To put this in proper context, imagine that this proposal had to do with any other type of infrastructure: a bridge, an oil pipeline, your house. And let's say that the general contractor for that bridge project doesn't comply with the requirements. What happens then? He could get a stern talking-to (Section A); possibly get some publicity (Section B) which would probably land him a guest spot on Fox news as the little guy standing up to Big Brother's unreasonable demands that make it impossible for him to earn a living; or be subject to some other unidentified action (Section C).

Now here's what cannot happen to the builder of that bridge that you and thousands of others drive across twice a day:

  • He cannot have his project shut down for non-compliance. 
  • He cannot be fined for non-compliance. 
  • He cannot be held financially responsible if the bridge collapses and people are killed or injured. 
  • He cannot, essentially, be told what to do. 

This is clearly a ludicrous scenario for any type of physical infrastructure which is precisely why builders get fined, sued, or arrested and prosecuted if they don't comply with the law.
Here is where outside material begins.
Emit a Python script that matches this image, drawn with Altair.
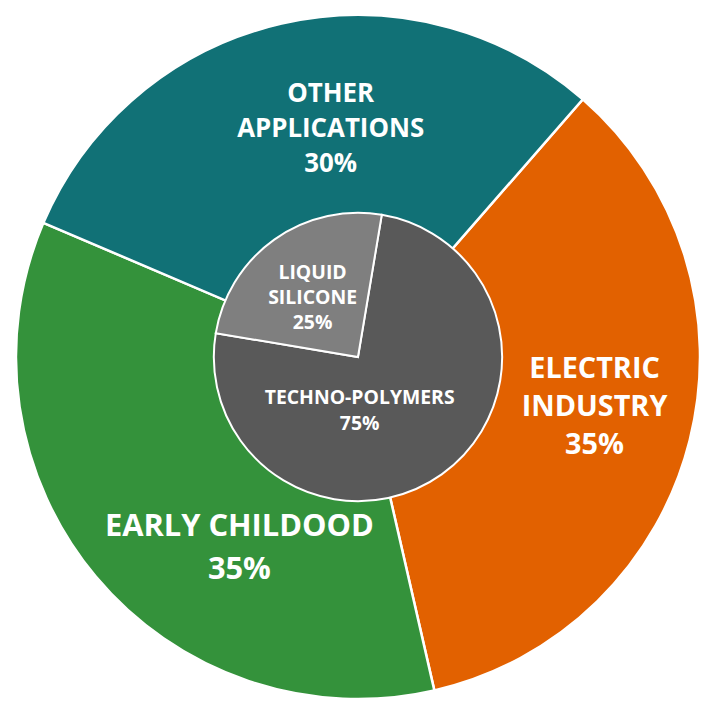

However in the upside down world of "cyber", it's par for the course even when we're speaking about critical infrastructure (telecommunications, energy, financial services, water, and transportation sectors).

Let's move from the example of a bridge to one of a power plant. In the real world, the government regulates the construction of every aspect of a nuclear power plant or a hydro-electric dam except one: the protection of its networks. That's neither rational, nor responsible. The federal government must find a way to bring cyberspace into its existing authorities because if something is truly "critical", compliance cannot be voluntary or somebody doesn't know what "critical" means.